Le système que nous avons vu fonctionner dans le Palais des Machines (classe 62), où M. le capitaine Zigang a exposé tous ses travaux n’est pas,
à proprement parler, un orgue, ni même un élément d’orgue électrique, mais un appareil de ; démonstration indiquant la possibilité de résoudre le problème dans un sens plus large. C’est que la réalisation d’une conception de la première heure présentait inévitablement des défectuosités; aussi, l’auteur, tout en nous mettant au courant des imperfections le son système, nous a-t-il indiqué les moyens d’y remédier.
En effet, il ressort de l’examen détaillé du système producteur du son que celui-ci n’est pas identique, comme timbre et comme intensité d’un élément à l’autre ; cela tient à ce que la vis, qui réduit la surface vibrante d’une plaque, a pour effet d’assourdir le timbre du son en limitant l’amplitude de ses vibrations. Il en est de même d’une corde de violon vibrant à vide, qui donne un son plus harmonieux que celle dont la longueur est réduite par l’abaissement du doigt de l’instrumentiste. En outre, dans l’appareil original présenté par l’inventeur, la vis de réglage, produisant les interruptions du courant, et les traverses métalliques portant les vis de réduction de la surface sont montées directement sur le socle commun, ce qui est un inconvénient grave et a pour conséquence le désaccordage des notes lorsque le bois joue quelque peu.
Le remède proposé par M. le capitaine Zigang, et qui nous parait d’une efficacité certaine, consiste à monter métalliquement tous les organes de chaque appareil élémentaire ainsi qu’il l’a fait d’ailleurs depuis pour la construction de son po-lyphone.
II y a lieu de supprimer aussi l’accessoire qui sert à réduire la surface de vibration de la plaque, celle-ci devant produire tout son effet sans que l’intensité du son soit diminué.

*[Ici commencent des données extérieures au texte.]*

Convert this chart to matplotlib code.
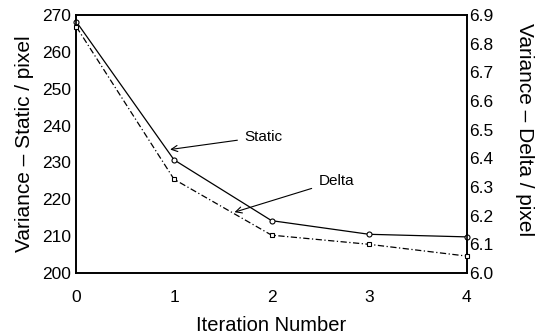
import matplotlib
matplotlib.use("Agg")
import matplotlib.pyplot as plt

plt.rcParams['font.family'] = ['Liberation Sans', 'DejaVu Sans']

iterations = [0, 1, 2, 3, 4]
static_var = [268.1, 230.7, 214.2, 210.5, 209.8]
delta_var = [6.858, 6.327, 6.132, 6.100, 6.059]

left_ticks = [200, 210, 220, 230, 240, 250, 260, 270]
right_ticks = [6.0, 6.1, 6.2, 6.3, 6.4, 6.5, 6.6, 6.7, 6.8, 6.9]

fig = plt.figure(figsize=(5.36, 3.36), dpi=100)
ax = fig.add_axes([0.1427, 0.1875, 0.7280, 0.7679])
ax2 = ax.twinx()

ax.plot(iterations, static_var, color='black', lw=0.9, marker='o', ms=3.6,
        mfc='white', mec='black', mew=0.8, zorder=3, clip_on=False)
ax2.plot(iterations, delta_var, color='black', lw=0.9, ls=(0, (5, 2, 1, 2)),
         marker='s', ms=2.8, mfc='white', mec='black', mew=0.8, zorder=3, clip_on=False)

ax.set_xlim(0, 4)
ax.set_ylim(200, 270)
ax2.set_ylim(6.0, 6.9)
ax.set_xticks(iterations)
ax.set_yticks(left_ticks)
ax2.set_yticks(right_ticks)
ax2.set_yticklabels([f"{v:.1f}" for v in right_ticks])

ax.tick_params(axis='x', length=0, pad=12, labelsize=12.5)
ax.tick_params(axis='y', length=0, pad=4, labelsize=12.5)
ax2.tick_params(axis='y', length=0, pad=1.8, labelsize=12.5)

for a in (ax, ax2):
    for s in a.spines.values():
        s.set_linewidth(1.2)

ax.set_xlabel("Iteration Number", fontsize=14.5, va='bottom')
ax.xaxis.set_label_coords(0.5, -0.240)
ax.set_ylabel("Variance \u2013 Static / pixel", fontsize=15, va='center')
ax.yaxis.set_label_coords(-0.1330, 0.5)
ax2.set_ylabel("Variance \u2013 Delta / pixel", fontsize=15, rotation=270,
               va='center')
ax2.yaxis.set_label_coords(1.147, 0.554)

# callouts naming the two curves
ax.annotate("Static", xy=(0.96, 233.5), xytext=(1.72, 237.0),
            fontsize=11, va='center', ha='left',
            arrowprops=dict(arrowstyle='->', color='black', lw=0.8,
                            shrinkA=3, shrinkB=0))
ax.annotate("Delta", xy=(1.62, 216.5), xytext=(2.48, 225.0),
            fontsize=11, va='center', ha='left',
            arrowprops=dict(arrowstyle='->', color='black', lw=0.8,
                            shrinkA=3, shrinkB=0))

fig.savefig("out.png", dpi=100)
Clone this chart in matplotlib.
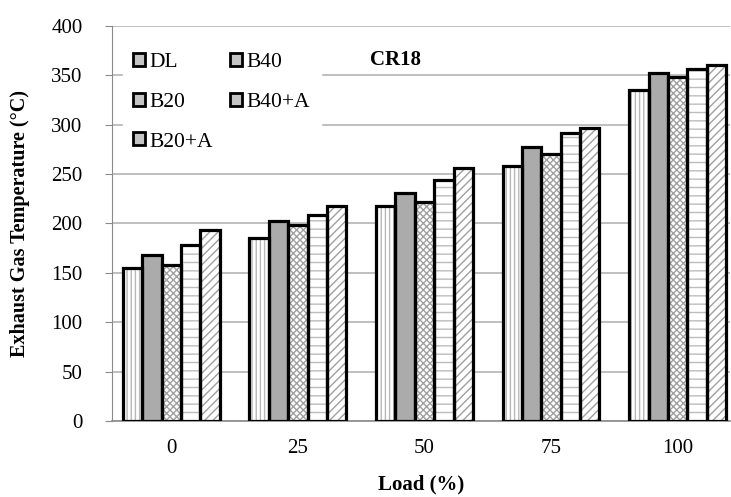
import numpy as np
import matplotlib.pyplot as plt
from matplotlib.patches import Patch

plt.rcParams['font.family'] = ['Liberation Serif', 'DejaVu Serif']
plt.rcParams['hatch.linewidth'] = 1.0

# Data
loads = ['0', '25', '50', '75', '100']
series = ['DL', 'B20', 'B20+A', 'B40', 'B40+A']
dl = [155, 185, 218, 258, 335]
b20 = [168, 202, 231, 277, 352]
b20a = [158, 198, 222, 270, 348]
b40 = [178, 208, 244, 292, 356]
b40a = [193, 218, 256, 297, 360]
values = [dl, b20, b20a, b40, b40a]

# bar styles: (face, hatch, hatch colour)
styles = [
    ('white', '||||', '#b8b8b8'),
    ('#ababab', None, '#ababab'),
    ('white', 'xxxxx', '#a0a0a0'),
    ('white', '--', '#bcbcbc'),
    ('white', '////', '#a0a0a0'),
]

fig = plt.figure(figsize=(7.31, 4.97), dpi=100)
ax = fig.add_axes([0.153, 0.153, 0.845, 0.795])

x = np.arange(len(loads))
w = 0.153
for i, (vals, (fc, hatch, hc)) in enumerate(zip(values, styles)):
    pos = x + (i - 2) * w
    ax.bar(pos, vals, w, color=fc, edgecolor=hc, hatch=hatch, linewidth=0, zorder=2)
    ax.bar(pos, vals, w, fill=False, edgecolor='black', linewidth=2.3, zorder=3)

ax.set_ylim(0, 400)
ax.set_yticks(range(0, 401, 50))
ax.set_xlim(-0.47, 4.41)
ax.set_xticks(x)
ax.set_xticklabels(loads)
ax.yaxis.grid(True, color='#b4b4b4', linewidth=1.2, zorder=0)
ax.set_axisbelow(True)

for s in ['top', 'right']:
    ax.spines[s].set_visible(False)
ax.spines['left'].set_color('#8a8a8a')
ax.spines['bottom'].set_color('#8a8a8a')
ax.spines['bottom'].set_linewidth(1.2)
ax.tick_params(axis='y', colors='#8a8a8a', labelcolor='black', labelsize=15, length=5,
               direction='out', pad=16)
ax.tick_params(axis='x', length=0, labelsize=15, pad=13)

ax.set_ylabel('Exhaust Gas Temperature (°C)', fontsize=14.5, fontweight='bold', labelpad=15)
ax.set_xlabel('Load (%)', fontsize=15, fontweight='bold', labelpad=12)

handles = [Patch(facecolor='#c4c4c4', edgecolor='black', linewidth=2.0) for _ in series]
leg = ax.legend(handles, series, ncol=2, loc='upper left', bbox_to_anchor=(0.0, 0.985),
                frameon=True, fontsize=15.5, handlelength=0.55, handleheight=0.55,
                handletextpad=0.2, columnspacing=0.8, labelspacing=0.95,
                borderpad=0.5, fancybox=False)
leg.get_frame().set_edgecolor('white')
leg.get_frame().set_facecolor('white')
leg.get_frame().set_alpha(1)
leg.set_zorder(5)

ax.text(1.77, 365, 'CR18', fontsize=15, fontweight='bold', ha='center', va='center', zorder=6)

fig.savefig('out.png', dpi=100)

Pour arriver à ce résultat l’auteur à recours à la modification des autres éléments qui font varier la hauteur du son, savoir : l’épaisseur de la plaque, son serrage et le poids de son armature.
Avec ces perfectionnements, la question de la production électrique de sons musicaux accordés ne nous parait pas loin d’être résolue dans un sens favorable, mais pour un timbre de son unique se rapprochant de celui que donne le hautbois. Toutefois, l’inventeur nous a laissé entrevoir la possibilité de reproduire fidèlement les timbres de la plupart de nos instruments de musique, tels . que le violon, la violoncelle et la basse, la flûte, le saxophone, etc. Ces timbres seraient donnés
par l’adjonction de caisses sonores et de résonnateurs appropriés.
Dans cet ordre d’idées un clavier ordinaire ne suffirait pas à rendre les effets combinés de ces différents instruments de musique; aussi l’auteur se propose-t-il de mettre automatiquement tous ces éléments en action et de produire ainsi électriquement les effets d’un orchestre ou d’une musique d’harmonie. Le distributeur automatique serait constitué par une bande de parchemin perforée à la Jacquard, qui se déroulerait sur un cylindre métallique, animé d’un mouvement lent de rotation par un petit moteur électrique. Sur ce cylindre s’appuieraient des petites lames d’acier dont les extrémités libres seraient mises en contact métallique avec lui, chaque fois qu’une perforation de la bande se présenterait devant elles.
Ce transmetteur automatique pourrait se trouver dans une pièce séparée de celle où seraient réunis les différents organes de réception représentant les différents instruments de musique, ce qui ajouterait beaucoup à l’illusion qu’un instrument de ce genre serait appelé à provoquer par son originalité et sa nouveauté.
Nous sommes persuadés que l’auteur arrivera à surmonter les dernières difficultés qui ne manqueront pas de se produire dans un travail pour l’exécution duquel il est nécessaire de trouver, chez le même inventeur, des connaissances étendues en mécanique, en électricité et en art musical.